SET EXERCISE => Find the lines below that contain the string "this". Copy each one.

-- EXTRACTED ENTRIES start --

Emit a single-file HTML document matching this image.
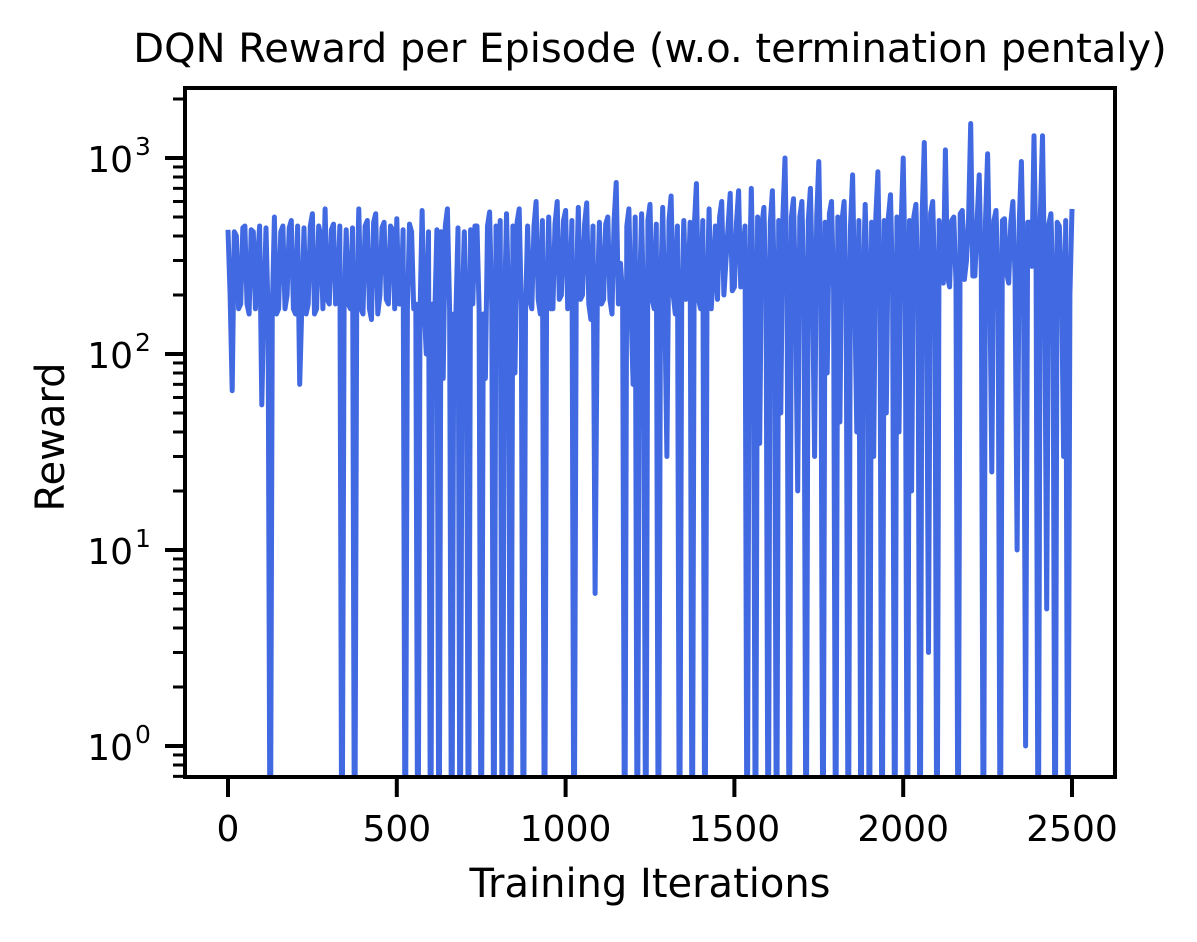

-- EXTRACTED ENTRIES end --
-- EXTRACTED ENTRIES start --

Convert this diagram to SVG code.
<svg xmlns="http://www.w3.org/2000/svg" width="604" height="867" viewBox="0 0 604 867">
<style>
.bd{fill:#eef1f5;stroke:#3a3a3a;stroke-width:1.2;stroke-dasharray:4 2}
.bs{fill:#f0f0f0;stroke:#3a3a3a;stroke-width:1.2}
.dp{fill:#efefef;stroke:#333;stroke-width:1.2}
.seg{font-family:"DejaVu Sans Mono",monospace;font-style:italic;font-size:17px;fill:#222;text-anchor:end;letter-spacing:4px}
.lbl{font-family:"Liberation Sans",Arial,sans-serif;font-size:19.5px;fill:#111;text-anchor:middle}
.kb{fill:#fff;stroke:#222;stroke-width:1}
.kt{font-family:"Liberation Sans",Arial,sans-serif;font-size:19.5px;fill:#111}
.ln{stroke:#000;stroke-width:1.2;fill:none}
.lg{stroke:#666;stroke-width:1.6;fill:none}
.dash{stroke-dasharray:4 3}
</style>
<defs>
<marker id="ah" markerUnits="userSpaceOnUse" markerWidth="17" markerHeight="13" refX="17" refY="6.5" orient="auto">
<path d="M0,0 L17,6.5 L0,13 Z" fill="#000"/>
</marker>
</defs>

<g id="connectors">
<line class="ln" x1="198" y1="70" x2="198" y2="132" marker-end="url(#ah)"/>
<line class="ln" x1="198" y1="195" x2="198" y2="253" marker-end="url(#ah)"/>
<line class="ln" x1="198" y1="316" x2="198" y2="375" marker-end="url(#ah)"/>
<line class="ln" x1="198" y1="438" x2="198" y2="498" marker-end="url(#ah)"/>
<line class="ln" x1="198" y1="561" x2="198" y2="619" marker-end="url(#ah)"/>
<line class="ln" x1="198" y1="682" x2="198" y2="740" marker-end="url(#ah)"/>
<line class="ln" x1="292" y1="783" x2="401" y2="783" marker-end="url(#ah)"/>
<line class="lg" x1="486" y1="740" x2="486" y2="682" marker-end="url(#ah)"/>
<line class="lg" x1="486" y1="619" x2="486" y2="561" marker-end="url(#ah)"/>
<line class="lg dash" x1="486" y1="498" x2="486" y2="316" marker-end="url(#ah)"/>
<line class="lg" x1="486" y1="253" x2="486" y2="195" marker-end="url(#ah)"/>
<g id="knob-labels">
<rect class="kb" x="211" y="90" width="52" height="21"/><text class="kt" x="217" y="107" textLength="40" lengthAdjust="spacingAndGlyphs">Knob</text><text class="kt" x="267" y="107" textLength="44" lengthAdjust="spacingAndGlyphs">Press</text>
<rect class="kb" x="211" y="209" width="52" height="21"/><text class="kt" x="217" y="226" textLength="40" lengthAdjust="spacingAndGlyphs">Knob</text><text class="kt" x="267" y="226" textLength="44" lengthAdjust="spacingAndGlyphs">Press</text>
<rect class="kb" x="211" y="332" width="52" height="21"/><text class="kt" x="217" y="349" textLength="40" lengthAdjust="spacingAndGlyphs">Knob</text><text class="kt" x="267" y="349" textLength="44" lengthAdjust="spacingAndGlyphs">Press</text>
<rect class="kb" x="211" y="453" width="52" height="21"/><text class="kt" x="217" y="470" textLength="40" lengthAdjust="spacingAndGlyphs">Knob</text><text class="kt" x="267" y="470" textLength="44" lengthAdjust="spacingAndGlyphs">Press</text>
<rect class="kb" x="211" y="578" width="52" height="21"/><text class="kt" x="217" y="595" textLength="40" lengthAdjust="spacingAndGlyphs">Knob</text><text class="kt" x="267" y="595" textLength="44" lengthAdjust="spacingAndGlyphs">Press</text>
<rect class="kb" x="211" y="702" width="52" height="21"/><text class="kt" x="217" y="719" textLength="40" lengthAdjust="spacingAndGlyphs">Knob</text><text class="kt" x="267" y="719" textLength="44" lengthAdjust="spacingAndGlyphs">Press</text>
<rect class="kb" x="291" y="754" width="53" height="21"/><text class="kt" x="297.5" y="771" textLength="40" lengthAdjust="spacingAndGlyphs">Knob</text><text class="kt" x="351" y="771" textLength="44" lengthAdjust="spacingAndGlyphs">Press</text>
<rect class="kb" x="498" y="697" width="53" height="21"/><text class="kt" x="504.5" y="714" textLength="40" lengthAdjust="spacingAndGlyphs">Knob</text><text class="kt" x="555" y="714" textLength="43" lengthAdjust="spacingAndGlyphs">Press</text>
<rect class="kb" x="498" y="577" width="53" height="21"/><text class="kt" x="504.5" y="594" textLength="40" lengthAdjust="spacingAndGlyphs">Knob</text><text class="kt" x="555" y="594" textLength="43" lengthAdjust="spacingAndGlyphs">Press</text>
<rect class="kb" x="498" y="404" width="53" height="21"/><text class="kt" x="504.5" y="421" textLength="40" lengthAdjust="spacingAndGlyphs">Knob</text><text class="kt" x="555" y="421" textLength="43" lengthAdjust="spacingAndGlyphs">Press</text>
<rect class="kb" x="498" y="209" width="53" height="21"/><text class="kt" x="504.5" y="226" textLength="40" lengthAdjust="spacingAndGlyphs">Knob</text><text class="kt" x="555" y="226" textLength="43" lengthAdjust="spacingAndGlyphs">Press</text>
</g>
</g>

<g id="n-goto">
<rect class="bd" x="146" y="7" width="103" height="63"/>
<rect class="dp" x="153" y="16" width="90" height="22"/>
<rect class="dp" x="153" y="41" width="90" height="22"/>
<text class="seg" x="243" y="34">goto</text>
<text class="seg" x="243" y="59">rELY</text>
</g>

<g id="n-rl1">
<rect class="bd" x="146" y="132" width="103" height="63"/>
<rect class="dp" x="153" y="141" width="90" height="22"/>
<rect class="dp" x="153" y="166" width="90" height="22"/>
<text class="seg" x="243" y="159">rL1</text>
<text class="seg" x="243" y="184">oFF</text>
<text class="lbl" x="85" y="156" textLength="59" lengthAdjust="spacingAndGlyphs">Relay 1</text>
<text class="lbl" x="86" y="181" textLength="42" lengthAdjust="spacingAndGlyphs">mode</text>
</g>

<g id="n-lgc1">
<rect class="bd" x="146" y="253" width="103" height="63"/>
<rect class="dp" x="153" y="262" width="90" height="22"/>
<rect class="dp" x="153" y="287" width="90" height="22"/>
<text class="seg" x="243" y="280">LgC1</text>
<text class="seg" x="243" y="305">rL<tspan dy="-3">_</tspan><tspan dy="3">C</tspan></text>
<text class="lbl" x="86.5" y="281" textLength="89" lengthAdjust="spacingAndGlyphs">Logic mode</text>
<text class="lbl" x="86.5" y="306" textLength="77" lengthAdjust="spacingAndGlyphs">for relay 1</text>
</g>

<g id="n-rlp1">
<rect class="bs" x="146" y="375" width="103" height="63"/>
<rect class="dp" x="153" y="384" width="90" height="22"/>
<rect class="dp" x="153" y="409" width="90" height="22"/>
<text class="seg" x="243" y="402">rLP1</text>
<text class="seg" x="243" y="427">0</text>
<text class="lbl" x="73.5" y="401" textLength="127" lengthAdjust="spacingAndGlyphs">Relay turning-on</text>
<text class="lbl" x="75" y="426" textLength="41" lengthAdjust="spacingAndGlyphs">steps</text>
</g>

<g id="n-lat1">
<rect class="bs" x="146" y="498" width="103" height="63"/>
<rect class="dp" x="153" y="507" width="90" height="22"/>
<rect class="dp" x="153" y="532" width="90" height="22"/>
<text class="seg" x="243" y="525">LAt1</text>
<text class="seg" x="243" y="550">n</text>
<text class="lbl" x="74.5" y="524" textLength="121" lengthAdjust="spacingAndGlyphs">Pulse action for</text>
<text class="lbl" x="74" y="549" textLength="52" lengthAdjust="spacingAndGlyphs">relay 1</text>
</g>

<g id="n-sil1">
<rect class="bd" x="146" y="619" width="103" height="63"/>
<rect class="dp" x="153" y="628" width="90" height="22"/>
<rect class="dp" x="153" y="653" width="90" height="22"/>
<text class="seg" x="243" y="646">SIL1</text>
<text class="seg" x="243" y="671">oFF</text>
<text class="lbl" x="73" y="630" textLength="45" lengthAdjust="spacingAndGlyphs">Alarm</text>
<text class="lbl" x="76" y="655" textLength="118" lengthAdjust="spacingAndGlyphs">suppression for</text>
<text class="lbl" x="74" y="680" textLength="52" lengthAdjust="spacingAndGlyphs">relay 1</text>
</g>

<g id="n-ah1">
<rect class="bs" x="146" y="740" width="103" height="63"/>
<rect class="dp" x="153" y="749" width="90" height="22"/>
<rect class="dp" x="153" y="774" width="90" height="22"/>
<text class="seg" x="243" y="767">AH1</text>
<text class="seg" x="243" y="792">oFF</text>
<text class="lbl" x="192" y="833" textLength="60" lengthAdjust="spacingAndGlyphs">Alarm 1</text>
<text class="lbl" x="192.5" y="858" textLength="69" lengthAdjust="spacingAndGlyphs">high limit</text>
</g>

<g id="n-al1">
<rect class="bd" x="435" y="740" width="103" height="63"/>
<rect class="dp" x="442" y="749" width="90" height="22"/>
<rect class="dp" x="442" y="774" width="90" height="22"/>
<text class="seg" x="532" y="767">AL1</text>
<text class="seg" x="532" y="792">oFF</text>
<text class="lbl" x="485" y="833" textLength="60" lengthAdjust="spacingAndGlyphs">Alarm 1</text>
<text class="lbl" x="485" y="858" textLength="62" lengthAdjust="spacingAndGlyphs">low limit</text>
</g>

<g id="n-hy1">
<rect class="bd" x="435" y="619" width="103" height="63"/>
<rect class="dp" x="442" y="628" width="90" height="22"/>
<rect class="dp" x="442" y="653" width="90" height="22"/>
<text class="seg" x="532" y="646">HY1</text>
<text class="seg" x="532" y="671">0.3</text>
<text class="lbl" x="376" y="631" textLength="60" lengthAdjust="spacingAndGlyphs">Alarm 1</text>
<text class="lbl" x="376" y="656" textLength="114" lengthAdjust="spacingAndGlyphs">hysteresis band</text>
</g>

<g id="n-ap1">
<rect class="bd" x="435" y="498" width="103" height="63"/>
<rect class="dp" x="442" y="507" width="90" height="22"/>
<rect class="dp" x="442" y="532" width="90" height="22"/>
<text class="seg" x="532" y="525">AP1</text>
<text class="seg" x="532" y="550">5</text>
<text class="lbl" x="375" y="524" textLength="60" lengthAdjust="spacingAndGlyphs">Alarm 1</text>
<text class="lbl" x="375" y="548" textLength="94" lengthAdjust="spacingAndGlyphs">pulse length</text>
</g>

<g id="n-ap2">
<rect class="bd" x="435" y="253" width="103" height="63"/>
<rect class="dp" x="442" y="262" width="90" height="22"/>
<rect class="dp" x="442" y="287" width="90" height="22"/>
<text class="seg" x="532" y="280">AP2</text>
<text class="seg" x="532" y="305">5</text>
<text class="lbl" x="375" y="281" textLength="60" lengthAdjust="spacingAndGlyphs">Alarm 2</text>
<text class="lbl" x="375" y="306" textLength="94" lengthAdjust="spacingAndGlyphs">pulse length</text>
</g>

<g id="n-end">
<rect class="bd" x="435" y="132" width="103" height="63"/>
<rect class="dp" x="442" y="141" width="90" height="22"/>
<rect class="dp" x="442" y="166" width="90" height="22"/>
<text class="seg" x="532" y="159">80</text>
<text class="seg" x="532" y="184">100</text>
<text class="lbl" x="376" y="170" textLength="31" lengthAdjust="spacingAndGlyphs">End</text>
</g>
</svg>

-- EXTRACTED ENTRIES end --

TASK ANSWER =>
Emit a single-file HTML document matching this image.
Convert this diagram to SVG code.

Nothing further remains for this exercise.